The Weather Service Modernization Act of 1992, Public Law 102-567, Title VII, 106 Stat. 4303, was a bill put forward to the 102nd Congress in 1991-1992 to modernize the technology and operations of the National Weather Service (NWS). It was discussed in sessions of Congress for two years.
On September 22, 1992, it was referred to the House Committee on Science, Space and Technology. The bill was proposed as a time when the U.S. Congress had considerable interest in the NWS Modernization Program which would impact upon local weather offices. The bill was finally enacted on October 29, 1992 and signed by President George H. Bush.

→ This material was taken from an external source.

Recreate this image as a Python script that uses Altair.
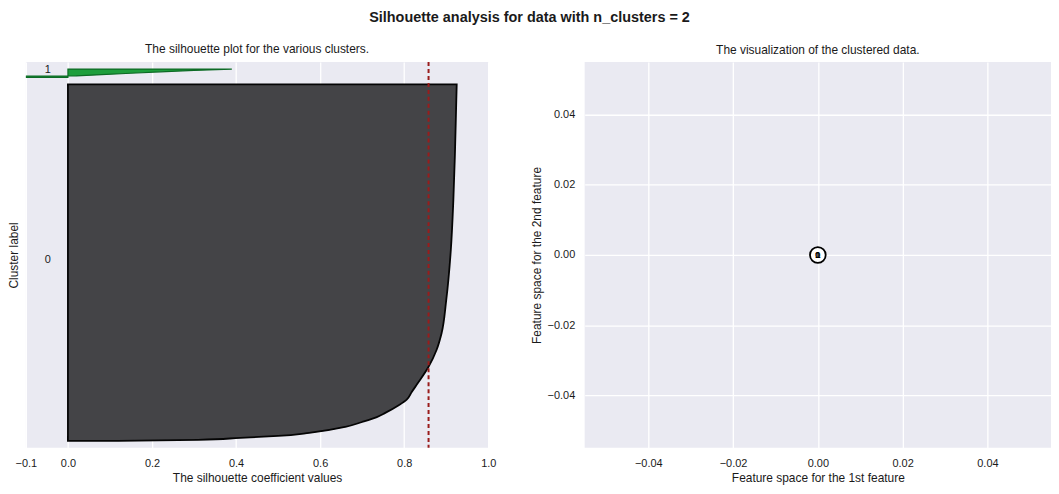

Background and general effect
The Weather Service Modernization Act of 1992 came at a time when "a new framework was needed to implement research advances in in-situ technology, radar and satellite to real time, meso-scale observations of weather, water, and climate."
 The bill was proposed to ensure to that Congress made it compulsory of the Secretary of Commerce to "certify that the modernization process will not degrade local weather services." It effectively ensured that basic weathers services of surface, upper air and radar operations, public forecasts, statements and warnings, hydrologic, marine, fire, and weather forecasts and warnings, agricultural forecasts and advisories, climatological services, emergency management support and services wouldn't be affected by the plan of modernization at a local level. The Modernization Act effectively made it law that the network should provide complete coverage over the CONUS at a height of 3.05 km (10000 ft.) above ground level (AGL) without affecting the quality of service. The act required an  increase in local staff and for many staff to relocate to areas where weather services were considered weak.

Objectives
The Weather Service Modernization Act of 1992 was put forward as part of the Department of Commerce's annual budget with a 10–year National Implementation Plan under the National Aeronautics and Space Administration Authorization Act. The objectives of the proposal were as follows:

1. Contract with the National Research Council (NRC) for a review of the scientific and technical modernization criteria by which the Secretary proposes to certify action to close, consolidate, automate, or relocate NWS field offices.
2. Publish in the Federal Register final modernization criteria based on such NRC review. Changes requirements for certification that the closing, consolidation, automation, or relocation of any field office will not result in service degradation.

To prohibit the Secretary of Commerce from:

1. Changing operations at an NWS field office pursuant to implementation of the Strategic Plan unless the Secretary has provided appropriate notification.
2. Removing or permanently decommissioning any NWS radar until the Secretary has prepared radar commissioning and decommissioning reports documenting that such action would be consistent with the final modernization criteria established above.
3. Commissioning an automated surface observing system located at an airport unless the weather services provided after commissioning will continue to be in full compliance with applicable flight aviation rules.
4 Closing, before January 1, 1996, any NWS field office pursuant to implementation of the Strategic Plan.
5. Losing or relocating any NWS field office located at an airport unless the Secretary determines that such action will not result in degradation of service that affects aircraft safety.
6. Losing or relocating any NWS field office which is the only office in a State unless the Secretary determines that a comparable level of weather services provided to in-State users will remain.
7. Losing, consolidating, automating, or relocating a NWS field office until arrangements have been made to maintain at least one person in the service area to act as a liaison officer with area weather service users with respect to the provision of information regarding NWS modernization and restructuring activities and weather warnings and forecasts.